With just that innocent question, I had not expected to ignite such anger in that otherwise polite taxi driver. It was then I realised that I was not alone in feeling upset at the fact that the government allowed a potentially dangerous man to slip away so easily from detention last Wednesday afternoon. An AFP report published by The Straits Times (2 March) reported that the government has come under unusually “stinging public criticism” after the escape.

But to err is human. And government officials are human after all, aren’t they? So why engage in this “unconstructive and retrospective finger-pointing”, as two NTU academics wrote in TODAY (4 March)? Shouldn’t we “rally behind and support our security forces and not undermine them,” as Mr Nicholas Lazarus advised me in a comment on my blog last Friday?
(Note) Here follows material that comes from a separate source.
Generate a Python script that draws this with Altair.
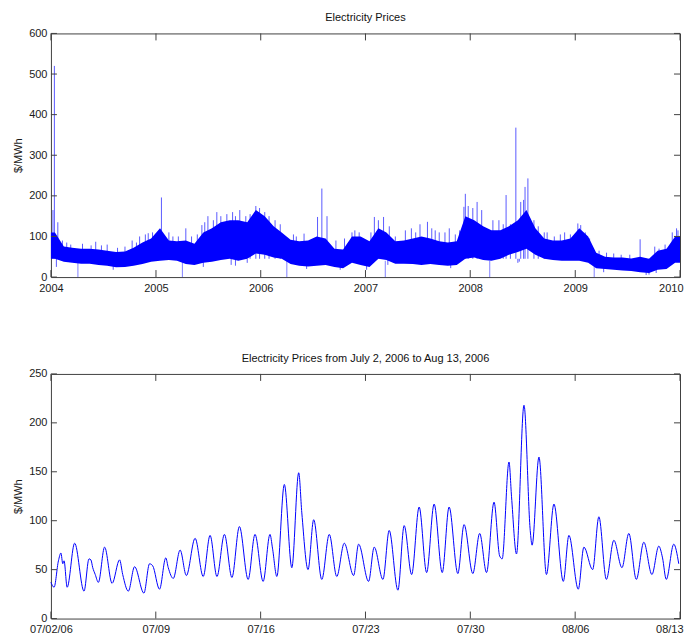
import altair as alt
import pandas as pd

FONT = "Liberation Sans, Arial, sans-serif"
BLUE = "#0000ff"
FRAME = "#404040"

# ---------------- top panel: 2004-2009, monthly envelope of hourly prices ----------------
band_high = [110, 75, 72, 70, 70, 68, 65, 62, 63, 72, 85, 95,
             120, 90, 88, 90, 82, 110, 120, 135, 140, 140, 135, 165,
             150, 125, 110, 92, 88, 90, 100, 95, 70, 68, 100, 100,
             88, 120, 110, 88, 90, 95, 100, 95, 88, 85, 88, 150,
             140, 125, 115, 115, 125, 140, 165, 120, 95, 90, 90, 95,
             120, 100, 60, 50, 48, 48, 46, 50, 45, 65, 70, 100]
band_low = [45, 38, 35, 33, 33, 30, 28, 24, 25, 28, 32, 38,
            40, 42, 40, 32, 30, 35, 38, 42, 45, 40, 45, 58,
            55, 48, 45, 32, 28, 26, 28, 30, 25, 22, 35, 30,
            25, 45, 42, 33, 33, 32, 30, 32, 30, 28, 30, 45,
            48, 42, 40, 45, 55, 62, 70, 55, 45, 42, 40, 40,
            40, 35, 22, 20, 18, 16, 15, 12, 10, 18, 20, 35]

# price spikes that stick out above the band
spike_dates = ["2004-01-08", "2004-01-13", "2004-01-25", "2004-02-10", "2004-02-25", "2004-03-10",
               "2004-04-20", "2004-05-20", "2004-06-05", "2004-06-25", "2004-07-15", "2004-08-20",
               "2004-09-15", "2004-10-10", "2004-10-25", "2004-11-05", "2004-11-25", "2004-12-05",
               "2004-12-20",
               "2005-01-20", "2005-02-15", "2005-03-01", "2005-03-20", "2005-04-15", "2005-05-05",
               "2005-05-25", "2005-06-10", "2005-06-20", "2005-07-01", "2005-07-20", "2005-08-01",
               "2005-08-15", "2005-09-05", "2005-09-25", "2005-10-05", "2005-10-20", "2005-11-10",
               "2005-11-25", "2005-12-15", "2005-12-28",
               "2006-01-15", "2006-01-30", "2006-02-20", "2006-03-10", "2006-04-25", "2006-05-05",
               "2006-06-01", "2006-07-18", "2006-08-02", "2006-08-20", "2006-09-20", "2006-10-20",
               "2006-11-15", "2006-11-25", "2006-12-10",
               "2007-01-20", "2007-02-01", "2007-02-15", "2007-03-05", "2007-03-25", "2007-04-15",
               "2007-05-20", "2007-06-10", "2007-06-25", "2007-07-10", "2007-08-05", "2007-08-20",
               "2007-09-01", "2007-09-15", "2007-10-05", "2007-10-20", "2007-11-10", "2007-11-25",
               "2007-12-10", "2007-12-15", "2007-12-25",
               "2008-01-10", "2008-01-25", "2008-02-10", "2008-03-20", "2008-04-10", "2008-04-25",
               "2008-05-05", "2008-05-20", "2008-06-08", "2008-06-25", "2008-07-05", "2008-07-10",
               "2008-07-20", "2008-08-10", "2008-08-25", "2008-09-15", "2008-09-25", "2008-10-20",
               "2008-11-10", "2008-11-25", "2008-12-15",
               "2009-01-10", "2009-01-20", "2009-02-05", "2009-02-20", "2009-03-25", "2009-04-20",
               "2009-05-15", "2009-06-10", "2009-07-10", "2009-08-15", "2009-10-05", "2009-10-20",
               "2009-11-10", "2009-11-25", "2009-12-05", "2009-12-20", "2009-12-25"]
spike_values = [165, 520, 135, 90, 85, 80,
                82, 78, 87, 78, 80, 72,
                75, 90, 85, 100, 105, 108,
                110,
                196, 110, 100, 100, 120, 100,
                105, 128, 135, 150, 140, 160,
                150, 155, 160, 150, 165, 150,
                155, 175, 170,
                160, 150, 140, 130, 105, 100,
                107, 148, 218, 150, 90, 95,
                110, 115, 110,
                110, 148, 140, 148, 125, 100,
                115, 120, 110, 130, 136, 120,
                115, 110, 110, 120, 105, 115,
                173, 205, 175,
                170, 185, 165, 140, 140, 130,
                202, 130, 368, 185, 190, 222,
                243, 140, 125, 110, 110, 100,
                105, 110, 105,
                132, 128, 110, 95, 65, 60,
                58, 55, 55, 93, 75, 70,
                80, 68, 110, 120, 115]

# dips that reach below the band
dip_dates = ["2004-01-20", "2004-08-05", "2005-06-15", "2005-09-20", "2005-10-05", "2005-11-15",
             "2006-06-10", "2006-10-05", "2007-01-05", "2007-03-20", "2007-10-25", "2008-06-15",
             "2008-06-20", "2008-08-20", "2009-04-10", "2009-09-05", "2009-09-15", "2009-10-10"]
dip_values = [25, 18, 25, 30, 28, 35,
              20, 18, 18, 30, 22, 35,
              38, 45, 12, 5, 6, 10]

# hours where the price series drops to zero (clock change)
dst_dates = ["2004-04-04", "2005-04-03", "2006-04-02", "2007-03-11", "2008-03-09", "2009-03-08"]

year_ticks = [2004, 2005, 2006, 2007, 2008, 2009, 2010]
top_price_ticks = [0, 100, 200, 300, 400, 500, 600]

# ---------------- bottom panel: July 2 - Aug 13, 2006 (day offset, hour) ----------------
zoom_day_hour = [
    (0, 0), (0, 5), (0, 12), (0, 16), (0, 19), (0, 21),
    (1, 2), (1, 14), (2, 5), (2, 13), (2, 16), (2, 19), (2, 23),
    (3, 4), (3, 14), (4, 2), (4, 14), (4, 19), (5, 4), (5, 14),
    (6, 5), (6, 14), (6, 19), (7, 6), (7, 16), (7, 20), (8, 4), (8, 15),
    (9, 1), (9, 15), (10, 4), (10, 15), (11, 2), (11, 14), (12, 2), (12, 14),
    (13, 4), (13, 15), (14, 4), (14, 15), (14, 19), (15, 2), (15, 14),
    (16, 2), (16, 13), (16, 18), (17, 4), (17, 13), (18, 2), (18, 14),
    (19, 2), (19, 14), (20, 5), (20, 13), (21, 5), (21, 14), (22, 4), (22, 14),
    (23, 4), (23, 14), (24, 2), (24, 14), (25, 2), (25, 14), (26, 3), (26, 14),
    (27, 4), (27, 14), (28, 4), (28, 15), (29, 2), (29, 14), (29, 23), (30, 3),
    (30, 14), (30, 18), (31, 2), (31, 14), (32, 0), (32, 3), (32, 14),
    (33, 2), (33, 14), (34, 5), (34, 14), (35, 5), (35, 14), (36, 4), (36, 14),
    (37, 2), (37, 14), (38, 3), (38, 14), (39, 2), (39, 14), (40, 3), (40, 14),
    (40, 20), (41, 2), (41, 14), (41, 22)]
zoom_prices = [
    37, 32, 59, 67, 56, 59,
    32, 77, 28, 61, 60, 52, 45,
    37, 73, 36, 60, 45, 28, 53,
    26, 56, 54, 30, 62, 52, 41, 70,
    44, 82, 43, 85, 43, 86, 42, 94,
    40, 86, 38, 86, 72, 43, 137,
    52, 149, 108, 50, 101, 40, 86,
    43, 77, 44, 76, 38, 73, 40, 90,
    29, 95, 45, 114, 47, 117, 47, 114,
    46, 96, 46, 87, 47, 119, 64, 61,
    160, 125, 66, 218, 90, 75, 165,
    45, 117, 38, 85, 30, 73, 50, 104,
    40, 80, 52, 87, 40, 78, 45, 74,
    62, 40, 76, 56]
zoom_day_ticks = ["2006-07-02", "2006-07-09", "2006-07-16", "2006-07-23",
                  "2006-07-30", "2006-08-06", "2006-08-13"]
zoom_price_ticks = [0, 50, 100, 150, 200, 250]

# ---------------- tables ----------------
mid = list(pd.date_range("2004-01-01", periods=len(band_high), freq="MS") + pd.Timedelta(days=14))
band = pd.DataFrame({
    "date": [pd.Timestamp("2004-01-01")] + mid + [pd.Timestamp("2010-01-01")],
    "low": [band_low[0]] + band_low + [band_low[-1]],
    "high": [band_high[0]] + band_high + [band_high[-1]],
})
spikes = pd.DataFrame({"date": pd.to_datetime(spike_dates), "value": spike_values})
dips = pd.DataFrame({"date": pd.to_datetime(dip_dates), "value": dip_values})
drops = pd.DataFrame({"date": pd.to_datetime(dst_dates), "value": [0] * len(dst_dates)})
yticks_top = pd.DataFrame({"date": [pd.Timestamp(f"{y}-01-01") for y in year_ticks]})
pticks_top = pd.DataFrame({"value": top_price_ticks})

start = pd.Timestamp("2006-07-02")
zoom = pd.DataFrame({
    "date": [start + pd.Timedelta(days=d, hours=h) for d, h in zoom_day_hour],
    "value": zoom_prices,
})
dticks = pd.DataFrame({"date": pd.to_datetime(zoom_day_ticks)})
pticks_bot = pd.DataFrame({"value": zoom_price_ticks})

W = 630
H1 = 244
H2 = 245
TL = 7

def dt(s):
    t = pd.Timestamp(s)
    return alt.DateTime(year=t.year, month=t.month, date=t.day)

LAST_RIGHT = {"condition": {"test": "datum.index == 1", "value": "right"}, "value": "center"}
LAST_OFF = {"condition": {"test": "datum.index == 1", "value": 3}, "value": 0}

def x_top(field="date"):
    return alt.X(f"{field}:T",
                 scale=alt.Scale(domain=[dt("2004-01-01"), dt("2010-01-01")]),
                 axis=alt.Axis(values=[dt(f"{y}-01-01") for y in year_ticks],
                               format="%Y", title=None, labelPadding=5, labelFlush=False,
                               labelAlign=LAST_RIGHT, labelOffset=LAST_OFF))

def y_top(field="value"):
    return alt.Y(f"{field}:Q", scale=alt.Scale(domain=[0, 600], nice=False),
                 axis=alt.Axis(values=top_price_ticks, title="$/MWh", titlePadding=5,
                               labelPadding=4),
                 title="$/MWh")

top_band = alt.Chart(band).mark_area(color=BLUE, opacity=1).encode(
    x=x_top(), y=y_top("low"), y2="high:Q")
top_spikes = alt.Chart(spikes).mark_rule(color=BLUE, opacity=0.65, strokeWidth=1).encode(
    x=x_top(), y=y_top("value"), y2=alt.datum(45))
top_dips = alt.Chart(dips).mark_rule(color=BLUE, opacity=0.65, strokeWidth=1).encode(
    x=x_top(), y=y_top("value"), y2=alt.datum(45))
top_drops = alt.Chart(drops).mark_rule(color=BLUE, opacity=0.5, strokeWidth=1).encode(
    x=x_top(), y=y_top("value"), y2=alt.datum(40))
top_xt_b = alt.Chart(yticks_top).mark_rule(color=FRAME).encode(
    x=x_top(), y=alt.value(H1), y2=alt.value(H1 - TL))
top_xt_t = alt.Chart(yticks_top).mark_rule(color=FRAME).encode(
    x=x_top(), y=alt.value(0), y2=alt.value(TL))
top_yt_l = alt.Chart(pticks_top).mark_rule(color=FRAME).encode(
    y=y_top("value"), x=alt.value(0), x2=alt.value(6))
top_yt_r = alt.Chart(pticks_top).mark_rule(color=FRAME).encode(
    y=y_top("value"), x=alt.value(W), x2=alt.value(W - 6))

top = alt.layer(top_band, top_spikes, top_dips, top_drops,
                top_xt_b, top_xt_t, top_yt_l, top_yt_r).properties(
    width=W, height=H1,
    title=alt.TitleParams("Electricity Prices", fontSize=11, font=FONT,
                          fontWeight="normal", color="#111", offset=4))

def x_bot(field="date"):
    return alt.X(f"{field}:T",
                 scale=alt.Scale(domain=[dt("2006-07-02"), dt("2006-08-13")]),
                 axis=alt.Axis(values=[dt(s) for s in zoom_day_ticks],
                               labelExpr="datum.index == 0 ? '07/02/06' : timeFormat(datum.value, '%m/%d')",
                               title=None, labelPadding=5, labelFlush=False,
                               labelAlign=LAST_RIGHT, labelOffset=LAST_OFF))

def y_bot(field="value"):
    return alt.Y(f"{field}:Q", scale=alt.Scale(domain=[0, 250], nice=False),
                 axis=alt.Axis(values=zoom_price_ticks, title="$/MWh", titlePadding=5,
                               labelPadding=4),
                 title="$/MWh")

bot_line = alt.Chart(zoom).mark_line(color=BLUE, strokeWidth=1, interpolate="monotone").encode(
    x=x_bot(), y=y_bot())
bot_xt_b = alt.Chart(dticks).mark_rule(color=FRAME).encode(
    x=x_bot(), y=alt.value(H2), y2=alt.value(H2 - TL))
bot_xt_t = alt.Chart(dticks).mark_rule(color=FRAME).encode(
    x=x_bot(), y=alt.value(0), y2=alt.value(TL))
bot_yt_l = alt.Chart(pticks_bot).mark_rule(color=FRAME).encode(
    y=y_bot(), x=alt.value(0), x2=alt.value(6))
bot_yt_r = alt.Chart(pticks_bot).mark_rule(color=FRAME).encode(
    y=y_bot(), x=alt.value(W), x2=alt.value(W - 6))

bottom = alt.layer(bot_line, bot_xt_b, bot_xt_t, bot_yt_l, bot_yt_r).properties(
    width=W, height=H2,
    title=alt.TitleParams("Electricity Prices from July 2, 2006 to Aug 13, 2006", fontSize=11,
                          font=FONT, fontWeight="normal", color="#111", offset=4))

chart = alt.vconcat(top, bottom, spacing=58).properties(
    padding={"left": 4, "top": 3, "right": 0, "bottom": 0},
    background="white",
).configure_view(
    stroke=FRAME, strokeWidth=1
).configure_axis(
    domain=False, ticks=False, tickSize=0, grid=False,
    labelFont=FONT, labelFontSize=11, labelColor="#1a1a1a",
    titleFont=FONT, titleFontSize=11, titleFontWeight="normal", titleColor="#1a1a1a"
)

chart.save("out.html", embed_options={"renderer": "svg", "actions": False})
On deeper analysis, it appears that Singaporeans’ anger at the government is not simply because a bunch of bumbling Internal Security Department (ISD) officials at the Whitley Road Detention Centre let slip the alleged leader of JI Singapore.

It is not because Singapore has been in the international spotlight for all the wrong reasons. It is not even because after more than a week, one thousand police officers and army personnel still haven’t been able to find a limping man in this little red dot of an island.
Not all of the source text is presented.